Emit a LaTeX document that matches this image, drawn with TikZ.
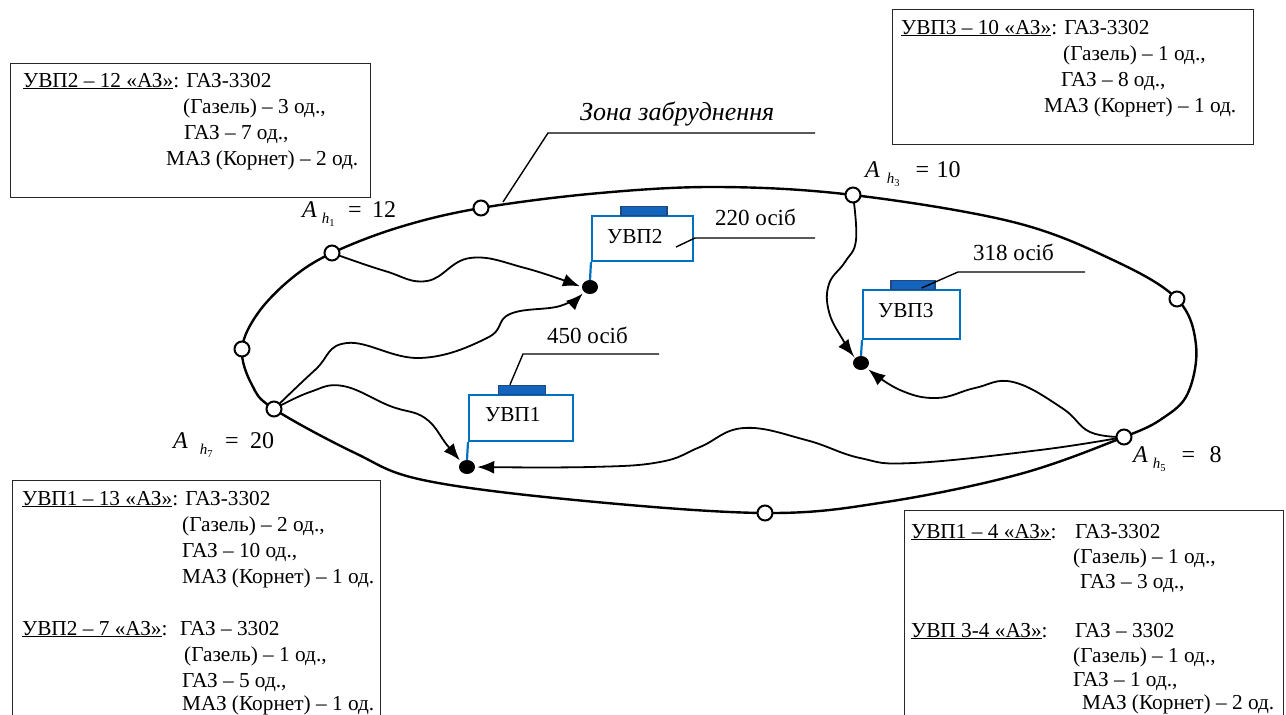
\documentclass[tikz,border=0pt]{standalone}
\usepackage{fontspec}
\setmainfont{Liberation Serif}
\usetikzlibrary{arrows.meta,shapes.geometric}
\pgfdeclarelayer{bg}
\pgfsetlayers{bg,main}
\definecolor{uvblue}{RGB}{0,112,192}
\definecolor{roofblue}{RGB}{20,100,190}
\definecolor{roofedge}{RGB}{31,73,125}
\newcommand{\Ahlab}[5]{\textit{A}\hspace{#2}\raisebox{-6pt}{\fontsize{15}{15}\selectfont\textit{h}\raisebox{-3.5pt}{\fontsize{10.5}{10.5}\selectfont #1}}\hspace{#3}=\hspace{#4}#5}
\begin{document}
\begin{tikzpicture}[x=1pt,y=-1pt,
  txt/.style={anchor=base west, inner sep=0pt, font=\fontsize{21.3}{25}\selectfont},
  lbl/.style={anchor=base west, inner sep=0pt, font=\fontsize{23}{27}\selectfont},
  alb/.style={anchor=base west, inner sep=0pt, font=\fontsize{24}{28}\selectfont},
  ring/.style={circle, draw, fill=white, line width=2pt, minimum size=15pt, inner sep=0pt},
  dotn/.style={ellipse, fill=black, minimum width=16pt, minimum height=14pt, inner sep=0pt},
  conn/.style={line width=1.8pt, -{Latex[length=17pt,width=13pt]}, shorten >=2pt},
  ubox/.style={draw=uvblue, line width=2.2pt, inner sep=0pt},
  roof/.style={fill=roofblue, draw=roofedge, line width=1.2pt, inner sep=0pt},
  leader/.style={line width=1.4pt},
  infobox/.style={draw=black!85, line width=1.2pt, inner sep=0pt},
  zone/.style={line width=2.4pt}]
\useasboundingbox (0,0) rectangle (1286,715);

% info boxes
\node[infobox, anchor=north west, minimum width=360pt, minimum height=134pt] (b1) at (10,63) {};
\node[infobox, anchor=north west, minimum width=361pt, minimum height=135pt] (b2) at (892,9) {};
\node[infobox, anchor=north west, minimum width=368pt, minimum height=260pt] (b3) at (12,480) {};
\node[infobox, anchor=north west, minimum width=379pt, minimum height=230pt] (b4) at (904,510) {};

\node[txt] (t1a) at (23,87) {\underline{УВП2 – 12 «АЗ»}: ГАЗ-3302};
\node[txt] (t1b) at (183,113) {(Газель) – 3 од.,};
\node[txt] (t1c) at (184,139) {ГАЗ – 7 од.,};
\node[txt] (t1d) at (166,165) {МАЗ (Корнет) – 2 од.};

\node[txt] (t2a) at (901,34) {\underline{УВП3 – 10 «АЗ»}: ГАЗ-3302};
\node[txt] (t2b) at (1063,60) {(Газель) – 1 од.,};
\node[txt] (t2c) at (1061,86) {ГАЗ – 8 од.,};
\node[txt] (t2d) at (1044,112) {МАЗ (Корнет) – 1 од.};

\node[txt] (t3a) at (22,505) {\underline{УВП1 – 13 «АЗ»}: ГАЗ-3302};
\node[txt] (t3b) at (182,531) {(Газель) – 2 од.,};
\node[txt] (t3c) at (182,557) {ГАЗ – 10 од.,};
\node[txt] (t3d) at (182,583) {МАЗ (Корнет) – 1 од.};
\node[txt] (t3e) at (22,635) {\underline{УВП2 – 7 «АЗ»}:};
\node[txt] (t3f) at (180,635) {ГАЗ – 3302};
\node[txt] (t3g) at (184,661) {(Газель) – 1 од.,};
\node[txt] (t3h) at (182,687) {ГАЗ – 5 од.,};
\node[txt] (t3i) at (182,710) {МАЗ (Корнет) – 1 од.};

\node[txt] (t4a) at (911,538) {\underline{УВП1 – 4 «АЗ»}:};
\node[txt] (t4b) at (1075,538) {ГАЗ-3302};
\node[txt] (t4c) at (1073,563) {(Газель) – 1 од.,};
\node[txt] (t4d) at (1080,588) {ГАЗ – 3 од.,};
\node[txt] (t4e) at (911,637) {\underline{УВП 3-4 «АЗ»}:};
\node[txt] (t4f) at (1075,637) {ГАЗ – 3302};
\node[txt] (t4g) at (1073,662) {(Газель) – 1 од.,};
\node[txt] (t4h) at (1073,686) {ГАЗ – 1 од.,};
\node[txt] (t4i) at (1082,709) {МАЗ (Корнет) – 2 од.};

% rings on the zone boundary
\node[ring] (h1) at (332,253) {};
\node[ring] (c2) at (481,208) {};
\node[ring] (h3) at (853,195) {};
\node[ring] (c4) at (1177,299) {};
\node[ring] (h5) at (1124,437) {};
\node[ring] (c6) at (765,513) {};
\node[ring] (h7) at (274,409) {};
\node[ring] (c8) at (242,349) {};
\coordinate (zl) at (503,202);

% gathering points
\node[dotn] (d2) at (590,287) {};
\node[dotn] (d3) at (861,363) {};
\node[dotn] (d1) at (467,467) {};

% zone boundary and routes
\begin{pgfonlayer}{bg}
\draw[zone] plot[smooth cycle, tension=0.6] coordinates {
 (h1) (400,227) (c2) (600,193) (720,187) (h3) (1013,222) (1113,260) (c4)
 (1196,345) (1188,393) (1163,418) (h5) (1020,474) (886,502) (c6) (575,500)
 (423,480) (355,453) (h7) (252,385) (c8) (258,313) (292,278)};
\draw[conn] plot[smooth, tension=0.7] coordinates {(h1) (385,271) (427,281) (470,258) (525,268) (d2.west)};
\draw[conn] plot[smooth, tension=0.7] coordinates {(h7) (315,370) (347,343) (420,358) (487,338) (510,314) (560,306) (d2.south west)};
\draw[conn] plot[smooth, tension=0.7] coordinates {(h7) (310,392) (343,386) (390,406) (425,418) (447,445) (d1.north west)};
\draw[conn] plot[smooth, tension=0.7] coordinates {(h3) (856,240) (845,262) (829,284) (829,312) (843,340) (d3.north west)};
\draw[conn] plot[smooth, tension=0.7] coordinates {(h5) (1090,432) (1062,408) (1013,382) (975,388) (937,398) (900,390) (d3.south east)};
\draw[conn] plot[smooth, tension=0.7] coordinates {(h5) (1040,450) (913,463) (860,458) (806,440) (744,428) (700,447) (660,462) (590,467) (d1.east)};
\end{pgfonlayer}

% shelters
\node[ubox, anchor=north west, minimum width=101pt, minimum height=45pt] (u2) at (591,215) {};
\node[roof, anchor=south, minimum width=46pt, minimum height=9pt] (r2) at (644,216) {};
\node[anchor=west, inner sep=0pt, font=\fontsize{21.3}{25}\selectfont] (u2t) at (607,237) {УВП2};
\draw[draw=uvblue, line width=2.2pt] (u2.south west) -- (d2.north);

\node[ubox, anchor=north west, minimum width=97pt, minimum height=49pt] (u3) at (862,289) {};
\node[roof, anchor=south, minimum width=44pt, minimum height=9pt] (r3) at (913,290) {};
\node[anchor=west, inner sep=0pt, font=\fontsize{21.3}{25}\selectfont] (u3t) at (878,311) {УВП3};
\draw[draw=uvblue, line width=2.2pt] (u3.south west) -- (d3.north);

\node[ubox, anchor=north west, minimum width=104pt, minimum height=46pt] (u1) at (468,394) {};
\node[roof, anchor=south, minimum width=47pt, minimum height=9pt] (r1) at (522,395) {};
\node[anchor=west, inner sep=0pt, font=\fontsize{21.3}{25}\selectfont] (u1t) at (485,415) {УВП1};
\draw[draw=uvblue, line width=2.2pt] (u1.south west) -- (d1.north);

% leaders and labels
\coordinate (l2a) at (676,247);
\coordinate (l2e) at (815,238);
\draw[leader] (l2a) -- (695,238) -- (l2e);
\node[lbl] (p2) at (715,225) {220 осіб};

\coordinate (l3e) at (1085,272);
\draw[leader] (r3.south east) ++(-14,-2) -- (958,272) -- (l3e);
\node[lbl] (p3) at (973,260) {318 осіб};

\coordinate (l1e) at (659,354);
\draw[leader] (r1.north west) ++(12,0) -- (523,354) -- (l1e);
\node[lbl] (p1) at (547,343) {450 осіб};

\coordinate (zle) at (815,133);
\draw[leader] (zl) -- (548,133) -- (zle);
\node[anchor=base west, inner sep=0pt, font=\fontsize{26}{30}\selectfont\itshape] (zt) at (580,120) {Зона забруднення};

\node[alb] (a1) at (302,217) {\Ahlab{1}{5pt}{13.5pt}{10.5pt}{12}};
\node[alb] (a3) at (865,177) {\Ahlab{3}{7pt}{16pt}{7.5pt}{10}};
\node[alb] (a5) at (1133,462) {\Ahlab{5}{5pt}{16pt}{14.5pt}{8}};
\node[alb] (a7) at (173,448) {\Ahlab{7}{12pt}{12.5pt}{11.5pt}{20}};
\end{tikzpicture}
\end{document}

◆ **Exercise goal**
Transcribe the opening line of the listing above, please, and every line after it through the line with "(0,0) rectangle (1286,715);", word for word, without pictures.

◆ **Finished exercise**
Emit a LaTeX document that matches this image, drawn with TikZ.
\documentclass[tikz,border=0pt]{standalone}
\usepackage{fontspec}
\setmainfont{Liberation Serif}
\usetikzlibrary{arrows.meta,shapes.geometric}
\pgfdeclarelayer{bg}
\pgfsetlayers{bg,main}
\definecolor{uvblue}{RGB}{0,112,192}
\definecolor{roofblue}{RGB}{20,100,190}
\definecolor{roofedge}{RGB}{31,73,125}
\newcommand{\Ahlab}[5]{\textit{A}\hspace{#2}\raisebox{-6pt}{\fontsize{15}{15}\selectfont\textit{h}\raisebox{-3.5pt}{\fontsize{10.5}{10.5}\selectfont #1}}\hspace{#3}=\hspace{#4}#5}
\begin{document}
\begin{tikzpicture}[x=1pt,y=-1pt,
  txt/.style={anchor=base west, inner sep=0pt, font=\fontsize{21.3}{25}\selectfont},
  lbl/.style={anchor=base west, inner sep=0pt, font=\fontsize{23}{27}\selectfont},
  alb/.style={anchor=base west, inner sep=0pt, font=\fontsize{24}{28}\selectfont},
  ring/.style={circle, draw, fill=white, line width=2pt, minimum size=15pt, inner sep=0pt},
  dotn/.style={ellipse, fill=black, minimum width=16pt, minimum height=14pt, inner sep=0pt},
  conn/.style={line width=1.8pt, -{Latex[length=17pt,width=13pt]}, shorten >=2pt},
  ubox/.style={draw=uvblue, line width=2.2pt, inner sep=0pt},
  roof/.style={fill=roofblue, draw=roofedge, line width=1.2pt, inner sep=0pt},
  leader/.style={line width=1.4pt},
  infobox/.style={draw=black!85, line width=1.2pt, inner sep=0pt},
  zone/.style={line width=2.4pt}]
\useasboundingbox (0,0) rectangle (1286,715);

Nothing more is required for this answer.